A thin wrapper around Slack for observability:

from slack_sdk.webhook import WebhookClient

slack_client = (
    WebhookClient(os.environ["SLACK_WEBHOOK_URL"])
    if os.environ.get("SLACK_WEBHOOK_URL")
    else None
)


def notify(message: str):
    logger.info(message)
    if slack_client:
        slack_client.send(text=message)

Orchestrating the Sync

def main():
    try:
        metadata, se_client = setup_connections()
        registered, total = sync_collections(metadata, se_client)
        notify(f"Search engine sync complete — {registered}/{total} collections registered")
    except Exception as e:
        notify(f"Search engine sync failed: {e}")
        logger.exception("Fatal error during sync")

if __name__ == "__main__":
    main()

Schedule this with cron, Airflow, or any scheduler you already run. A daily cadence works for most teams; increase frequency if collections change often.

Handling Edge Cases

Vector and Embedding Fields

Many modern search engines support vector search, meaning collections increasingly contain high-dimensional embedding arrays. These fields are noisy in a metadata catalog — hundreds of floats don't help anyone understand the data. The sync logic applies a heuristic filter: fields with vector-related names or numeric array types are silently skipped.

Large Collections

The script fetches only one sample document per collection and truncates oversized string values. This keeps the OpenMetadata API calls lightweight while still providing meaningful context to catalog consumers.

Partial Failures

Each collection is processed independently. A schema mapping error or API failure for one collection is logged and skipped — it doesn't block the rest of the sync.

Production Checklist

Before scheduling this in production:

Retry logic — wrap the search engine and OpenMetadata API calls with exponential backoff.
Change detection — compare existing OpenMetadata records to incoming data and skip unchanged collections to reduce API load.
Secrets management — move from .env files to your orchestrator's secrets manager or a vault.
Monitoring — route the Slack notifications to an alerts channel and set up a dead-man's-switch if the job stops running.
Lineage automation — if you have a mapping between warehouse tables and search engine collections (e.g., in a config file or naming convention), automate the add_search_index_lineage calls as part of the sync.

Wrapping Up

Search engines are first-class data assets — they deserve the same catalog coverage as your tables and pipelines.

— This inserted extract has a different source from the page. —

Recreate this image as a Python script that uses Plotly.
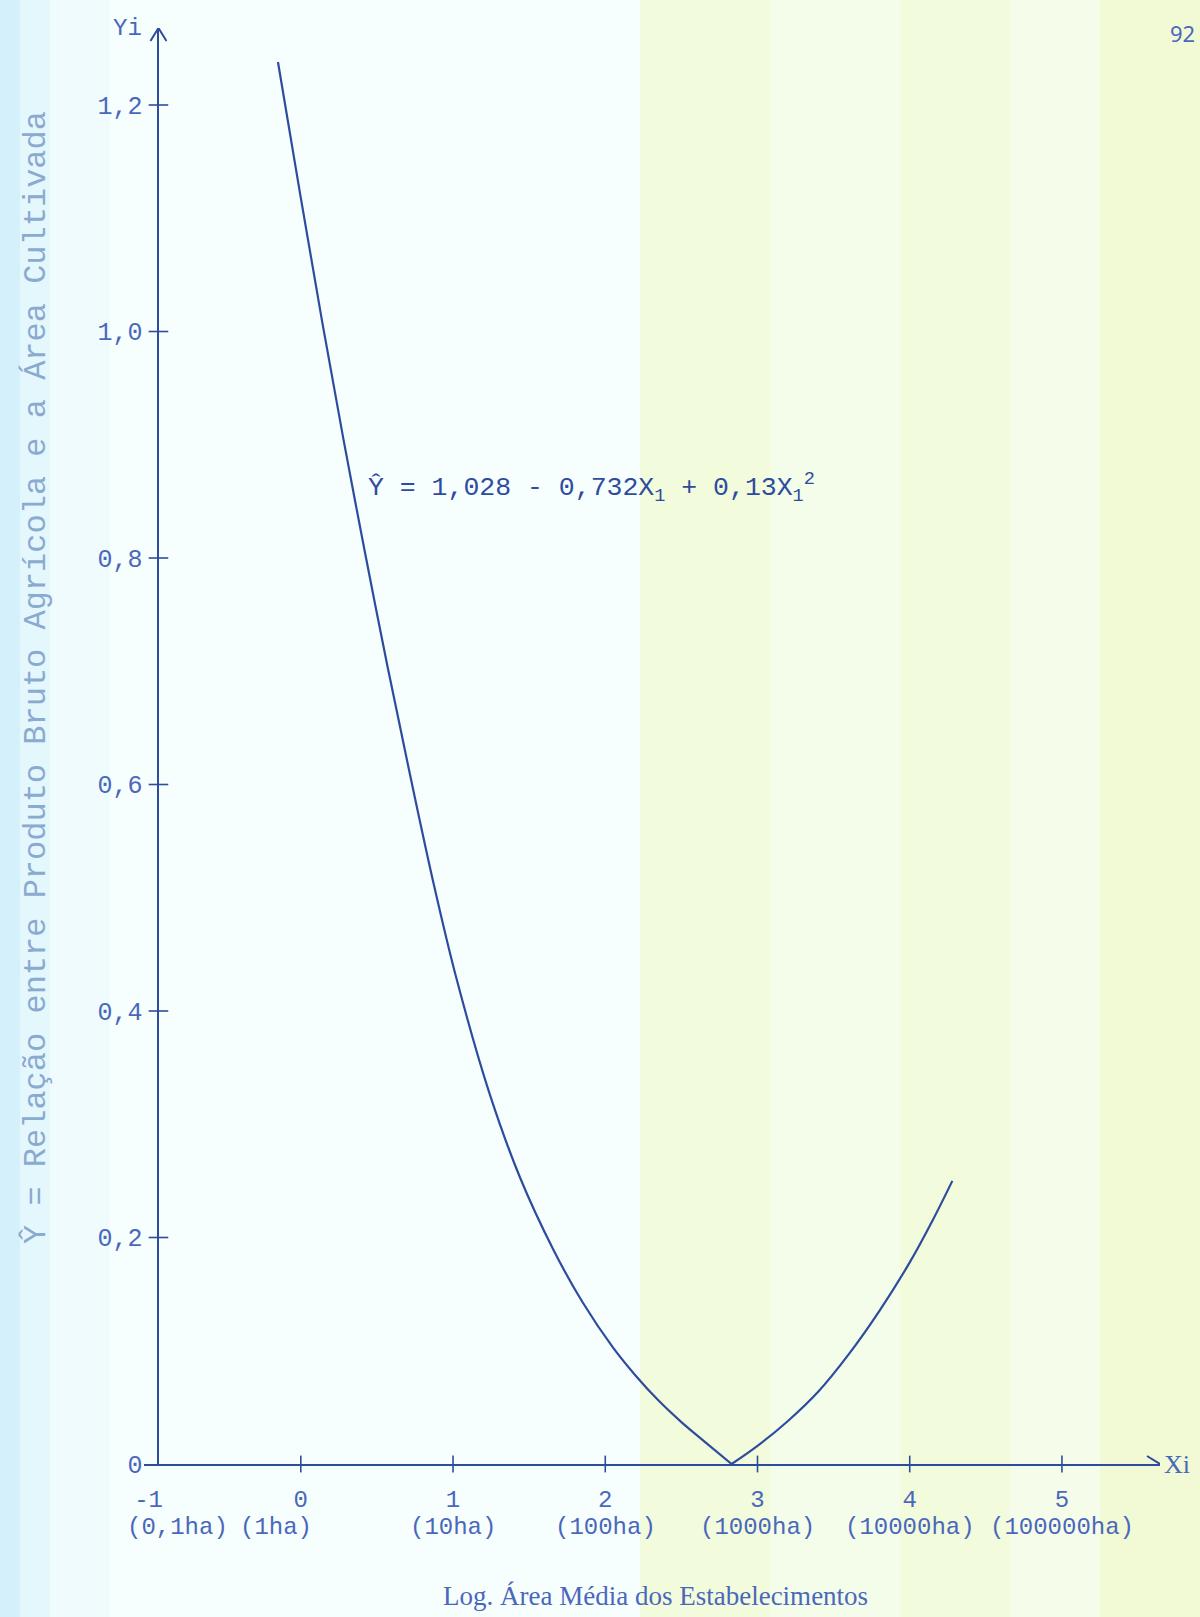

By automating search engine collection ingestion into OpenMetadata, you close a common gap in metadata coverage and give your team a single place to discover, document, and govern every component of the data stack.

The pattern generalizes to any search engine with a schema API — whether open-source or custom-built — and can be integrated the same way: discover collections, map field types, register as search index entities, and attach lineage. The OpenMetadata Python SDK handles the heavy lifting; you just need to build the bridge.